Oatley presented and commentated for the children's television show Level Up during the 2006 FIFA World Cup in Germany and reported for BBC Television at the 2007 FIFA Women's World Cup in China. She commentated on live football matches for BBC Television during the 2008 Summer Olympics in Beijing.

She was a regular sports presenter on the BBC News Channel between 2011 and 2013, fronted The FA WSL Show in 2012 for ESPN (UK), and anchored the BBC's live women's football coverage, including the UEFA Women's Euro 2013, 2015 FIFA Women's World Cup, and Women's Football Show on BBC in 2015. In 2013 and 2014 Oatley also hosted Late Kick Off on BBC One in London and the South East, and was a reporter on Football Focus and Final Score on BBC One and a Premier League presenter on their worldwide television channel, produced by IMG.

She has also fronted The Football League Show, completing the set of five broadcast roles on the show, and World Football Focus. She has been the darts anchor for ITV Sport since 2015, hosting their live international PDC events. She had previously presented ITV's 2015 Africa Cup of Nations coverage and in 2014 anchored their FA Cup highlights programmes. She has been a studio guest pundit on TV2 in Norway and The Guardians Football Weekly podcast.

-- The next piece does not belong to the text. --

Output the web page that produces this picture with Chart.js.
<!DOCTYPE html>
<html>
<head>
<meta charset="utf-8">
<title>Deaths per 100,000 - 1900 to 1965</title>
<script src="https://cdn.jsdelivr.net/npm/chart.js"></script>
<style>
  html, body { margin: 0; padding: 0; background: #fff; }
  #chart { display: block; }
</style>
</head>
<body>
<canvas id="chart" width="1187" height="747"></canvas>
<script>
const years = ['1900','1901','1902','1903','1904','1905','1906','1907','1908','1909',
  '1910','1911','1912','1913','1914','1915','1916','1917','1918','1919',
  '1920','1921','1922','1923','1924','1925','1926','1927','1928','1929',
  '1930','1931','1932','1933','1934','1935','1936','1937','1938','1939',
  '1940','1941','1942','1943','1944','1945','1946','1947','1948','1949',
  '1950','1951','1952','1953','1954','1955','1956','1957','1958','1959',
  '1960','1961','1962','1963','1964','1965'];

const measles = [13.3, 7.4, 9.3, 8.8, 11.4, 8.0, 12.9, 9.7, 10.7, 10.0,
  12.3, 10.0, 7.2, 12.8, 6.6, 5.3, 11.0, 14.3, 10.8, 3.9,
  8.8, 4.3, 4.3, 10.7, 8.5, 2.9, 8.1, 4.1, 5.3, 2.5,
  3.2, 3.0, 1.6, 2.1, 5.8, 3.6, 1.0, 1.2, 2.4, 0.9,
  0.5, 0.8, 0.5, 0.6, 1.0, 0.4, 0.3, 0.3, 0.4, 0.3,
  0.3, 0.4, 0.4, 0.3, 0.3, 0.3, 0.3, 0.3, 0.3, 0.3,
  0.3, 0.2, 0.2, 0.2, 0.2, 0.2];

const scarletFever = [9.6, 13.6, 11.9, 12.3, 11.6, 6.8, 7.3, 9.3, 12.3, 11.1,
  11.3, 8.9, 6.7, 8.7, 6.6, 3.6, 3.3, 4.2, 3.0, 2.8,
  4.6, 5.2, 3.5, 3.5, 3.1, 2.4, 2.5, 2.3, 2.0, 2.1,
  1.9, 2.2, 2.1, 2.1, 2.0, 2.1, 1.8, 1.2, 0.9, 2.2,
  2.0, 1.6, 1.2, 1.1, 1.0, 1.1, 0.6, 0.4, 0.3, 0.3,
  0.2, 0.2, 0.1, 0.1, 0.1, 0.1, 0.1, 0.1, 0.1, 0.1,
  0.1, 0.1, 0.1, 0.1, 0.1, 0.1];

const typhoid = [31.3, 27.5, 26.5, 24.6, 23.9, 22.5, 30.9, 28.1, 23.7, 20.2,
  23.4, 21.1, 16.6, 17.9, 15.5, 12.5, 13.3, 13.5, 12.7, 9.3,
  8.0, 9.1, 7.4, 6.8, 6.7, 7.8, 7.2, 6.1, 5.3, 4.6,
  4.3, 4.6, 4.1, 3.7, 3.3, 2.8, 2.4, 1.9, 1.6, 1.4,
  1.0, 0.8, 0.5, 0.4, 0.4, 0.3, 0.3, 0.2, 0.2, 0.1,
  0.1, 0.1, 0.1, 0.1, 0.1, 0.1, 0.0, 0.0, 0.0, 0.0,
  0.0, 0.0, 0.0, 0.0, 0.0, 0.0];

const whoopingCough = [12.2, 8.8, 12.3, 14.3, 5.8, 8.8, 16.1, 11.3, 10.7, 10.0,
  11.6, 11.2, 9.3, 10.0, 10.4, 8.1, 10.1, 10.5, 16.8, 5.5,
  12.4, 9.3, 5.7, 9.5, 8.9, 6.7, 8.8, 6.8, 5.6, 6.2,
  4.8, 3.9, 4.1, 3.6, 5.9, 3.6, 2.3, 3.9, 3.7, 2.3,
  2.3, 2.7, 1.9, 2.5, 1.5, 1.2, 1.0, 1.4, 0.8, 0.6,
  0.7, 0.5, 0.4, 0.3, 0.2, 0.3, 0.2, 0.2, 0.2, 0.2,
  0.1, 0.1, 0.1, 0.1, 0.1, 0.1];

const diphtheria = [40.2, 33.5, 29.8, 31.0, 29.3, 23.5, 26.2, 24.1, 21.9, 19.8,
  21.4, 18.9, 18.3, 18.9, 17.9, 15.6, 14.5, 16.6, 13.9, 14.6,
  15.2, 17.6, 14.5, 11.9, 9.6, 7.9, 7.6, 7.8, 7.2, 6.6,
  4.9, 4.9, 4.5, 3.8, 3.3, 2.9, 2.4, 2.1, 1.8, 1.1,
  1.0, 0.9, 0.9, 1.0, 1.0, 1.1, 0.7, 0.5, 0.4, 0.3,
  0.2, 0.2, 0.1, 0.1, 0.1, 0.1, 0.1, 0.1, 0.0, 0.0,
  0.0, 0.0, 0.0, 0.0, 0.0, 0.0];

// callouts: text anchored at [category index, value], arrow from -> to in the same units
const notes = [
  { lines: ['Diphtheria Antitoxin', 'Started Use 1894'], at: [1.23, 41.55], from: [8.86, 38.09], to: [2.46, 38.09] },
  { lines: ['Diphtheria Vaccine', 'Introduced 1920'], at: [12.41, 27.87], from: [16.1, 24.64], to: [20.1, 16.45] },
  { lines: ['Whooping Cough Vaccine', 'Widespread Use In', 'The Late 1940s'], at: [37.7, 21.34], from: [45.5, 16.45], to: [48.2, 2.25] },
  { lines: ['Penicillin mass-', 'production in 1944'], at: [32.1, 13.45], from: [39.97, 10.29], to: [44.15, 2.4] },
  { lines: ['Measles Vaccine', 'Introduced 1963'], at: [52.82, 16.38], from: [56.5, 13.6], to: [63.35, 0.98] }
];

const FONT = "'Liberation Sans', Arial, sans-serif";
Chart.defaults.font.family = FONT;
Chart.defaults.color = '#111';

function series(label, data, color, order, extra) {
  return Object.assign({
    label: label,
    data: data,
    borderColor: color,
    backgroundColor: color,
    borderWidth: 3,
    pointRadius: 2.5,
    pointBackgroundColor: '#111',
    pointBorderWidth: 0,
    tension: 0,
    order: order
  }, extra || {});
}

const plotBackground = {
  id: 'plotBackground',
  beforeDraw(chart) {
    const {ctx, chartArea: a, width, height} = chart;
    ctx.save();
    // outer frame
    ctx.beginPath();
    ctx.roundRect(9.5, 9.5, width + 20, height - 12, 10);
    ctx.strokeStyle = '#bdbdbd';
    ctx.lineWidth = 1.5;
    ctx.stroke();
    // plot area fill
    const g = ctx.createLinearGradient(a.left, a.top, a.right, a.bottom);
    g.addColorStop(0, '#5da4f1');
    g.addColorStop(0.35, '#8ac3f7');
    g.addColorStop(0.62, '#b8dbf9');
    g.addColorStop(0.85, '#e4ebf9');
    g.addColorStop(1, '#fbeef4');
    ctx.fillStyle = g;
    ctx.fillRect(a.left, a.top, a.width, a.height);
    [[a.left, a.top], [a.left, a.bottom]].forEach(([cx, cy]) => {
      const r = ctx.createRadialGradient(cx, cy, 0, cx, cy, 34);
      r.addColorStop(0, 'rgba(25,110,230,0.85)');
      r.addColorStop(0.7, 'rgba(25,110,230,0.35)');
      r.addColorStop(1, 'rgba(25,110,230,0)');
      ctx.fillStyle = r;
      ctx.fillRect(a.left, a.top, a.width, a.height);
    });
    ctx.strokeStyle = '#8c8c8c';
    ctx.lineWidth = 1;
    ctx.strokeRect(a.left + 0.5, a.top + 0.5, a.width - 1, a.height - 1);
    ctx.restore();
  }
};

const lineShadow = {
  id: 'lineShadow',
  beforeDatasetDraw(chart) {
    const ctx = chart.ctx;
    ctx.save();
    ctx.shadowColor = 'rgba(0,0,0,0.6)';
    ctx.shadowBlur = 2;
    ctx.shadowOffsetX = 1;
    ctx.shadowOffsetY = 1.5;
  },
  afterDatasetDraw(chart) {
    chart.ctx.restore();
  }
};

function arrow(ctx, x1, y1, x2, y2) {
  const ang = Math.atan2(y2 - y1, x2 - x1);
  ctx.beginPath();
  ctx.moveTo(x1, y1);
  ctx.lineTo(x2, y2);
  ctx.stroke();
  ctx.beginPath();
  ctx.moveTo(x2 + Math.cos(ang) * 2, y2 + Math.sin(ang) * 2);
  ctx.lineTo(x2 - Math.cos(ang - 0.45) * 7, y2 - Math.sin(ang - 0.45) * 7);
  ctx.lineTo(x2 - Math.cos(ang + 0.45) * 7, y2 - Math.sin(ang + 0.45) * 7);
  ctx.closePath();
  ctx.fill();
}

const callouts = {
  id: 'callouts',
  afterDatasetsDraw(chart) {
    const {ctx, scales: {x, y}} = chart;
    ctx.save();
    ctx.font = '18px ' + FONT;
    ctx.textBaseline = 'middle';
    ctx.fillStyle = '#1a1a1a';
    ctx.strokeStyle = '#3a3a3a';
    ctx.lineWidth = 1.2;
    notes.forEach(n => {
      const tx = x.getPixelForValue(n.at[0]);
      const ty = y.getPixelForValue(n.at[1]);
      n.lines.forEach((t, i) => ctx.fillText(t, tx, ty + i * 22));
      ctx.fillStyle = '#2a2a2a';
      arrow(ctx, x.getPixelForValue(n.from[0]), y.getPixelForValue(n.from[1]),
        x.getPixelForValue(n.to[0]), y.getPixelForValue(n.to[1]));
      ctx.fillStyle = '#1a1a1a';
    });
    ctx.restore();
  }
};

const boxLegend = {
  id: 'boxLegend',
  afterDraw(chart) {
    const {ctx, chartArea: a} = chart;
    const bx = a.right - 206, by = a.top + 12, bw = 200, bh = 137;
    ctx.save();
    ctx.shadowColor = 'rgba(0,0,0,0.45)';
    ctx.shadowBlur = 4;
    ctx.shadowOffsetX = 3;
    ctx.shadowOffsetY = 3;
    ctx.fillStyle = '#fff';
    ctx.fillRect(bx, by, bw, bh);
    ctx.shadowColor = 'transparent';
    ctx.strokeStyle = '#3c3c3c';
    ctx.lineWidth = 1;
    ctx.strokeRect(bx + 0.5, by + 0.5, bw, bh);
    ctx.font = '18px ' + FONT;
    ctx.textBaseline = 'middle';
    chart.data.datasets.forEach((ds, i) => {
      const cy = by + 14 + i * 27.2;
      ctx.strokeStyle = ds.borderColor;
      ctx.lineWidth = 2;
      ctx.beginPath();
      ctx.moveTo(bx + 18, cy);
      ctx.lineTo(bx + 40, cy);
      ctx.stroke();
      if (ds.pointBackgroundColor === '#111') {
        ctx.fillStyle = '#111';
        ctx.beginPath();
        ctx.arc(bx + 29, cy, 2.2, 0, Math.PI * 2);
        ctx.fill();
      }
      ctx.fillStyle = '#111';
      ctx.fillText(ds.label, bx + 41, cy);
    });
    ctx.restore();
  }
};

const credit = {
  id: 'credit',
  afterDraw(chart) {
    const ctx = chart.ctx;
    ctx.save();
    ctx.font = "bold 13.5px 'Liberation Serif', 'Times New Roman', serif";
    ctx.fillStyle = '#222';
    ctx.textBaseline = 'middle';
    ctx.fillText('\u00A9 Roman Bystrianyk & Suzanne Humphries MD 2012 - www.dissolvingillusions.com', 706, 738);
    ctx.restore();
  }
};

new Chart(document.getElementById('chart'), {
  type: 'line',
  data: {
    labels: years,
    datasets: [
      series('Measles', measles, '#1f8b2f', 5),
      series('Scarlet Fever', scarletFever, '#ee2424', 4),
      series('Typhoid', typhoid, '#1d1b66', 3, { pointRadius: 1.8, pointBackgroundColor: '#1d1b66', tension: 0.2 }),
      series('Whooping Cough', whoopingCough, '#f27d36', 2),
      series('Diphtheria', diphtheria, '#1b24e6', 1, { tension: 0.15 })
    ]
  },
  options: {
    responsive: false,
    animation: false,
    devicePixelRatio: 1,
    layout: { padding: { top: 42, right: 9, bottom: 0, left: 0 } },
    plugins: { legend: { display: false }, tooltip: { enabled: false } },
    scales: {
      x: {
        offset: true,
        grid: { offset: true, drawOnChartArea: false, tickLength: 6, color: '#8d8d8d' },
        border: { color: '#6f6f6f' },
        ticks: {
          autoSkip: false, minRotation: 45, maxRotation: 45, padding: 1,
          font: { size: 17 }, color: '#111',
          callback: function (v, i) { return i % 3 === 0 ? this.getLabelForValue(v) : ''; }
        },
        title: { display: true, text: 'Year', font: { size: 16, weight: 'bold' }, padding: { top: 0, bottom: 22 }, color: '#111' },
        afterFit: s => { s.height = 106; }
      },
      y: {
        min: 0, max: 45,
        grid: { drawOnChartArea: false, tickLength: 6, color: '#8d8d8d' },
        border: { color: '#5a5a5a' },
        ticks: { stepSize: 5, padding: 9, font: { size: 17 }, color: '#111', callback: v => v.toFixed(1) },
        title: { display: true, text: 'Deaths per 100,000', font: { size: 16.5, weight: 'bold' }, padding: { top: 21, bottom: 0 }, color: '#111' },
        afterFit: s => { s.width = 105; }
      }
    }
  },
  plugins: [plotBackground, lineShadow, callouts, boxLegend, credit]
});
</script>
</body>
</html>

Oatley hosted coverage of matches and highlights for UEFA Euro 2016 and the 2018 FIFA World Cup for ITV Sport as a main studio presenter and pitchside reporter, and was a live match commentator for the host broadcaster's world TV feed on-site at the 2019 FIFA Women's World Cup in France.

Oatley appeared regularly on Sky Sports programming as a match reporter on Soccer Saturday and has stand-in presented Goals on Sunday and Sunday Supplement, where she took over from Neil Ashton on 14 January 2020 until the show was cancelled following the COVID-19 lockdown.

In the summer of 2021, she co-hosted the BBC Radio 5 Live 5 Live Drive news show with Tony Livesey.

===Honours===
She was appointed Member of the Order of the British Empire (MBE) in the 2016 New Year Honours for services to broadcasting and diversity in sport. The award was recognition of her work behind the scenes championing the role of women working in football as well as women's football. In September 2016, Oatley was made an Honorary Doctor of Letters at the University of Wolverhampton for her contribution to sports broadcasting.

==Personal life==
Oatley is married to Jamie. They live in Surrey. She gave birth to daughter Phoebe in 2011 and son Max in 2014. Her cousin in South Africa was a Proteas cricket selector, while his brother was a rally driver who twice won the Roof of Africa.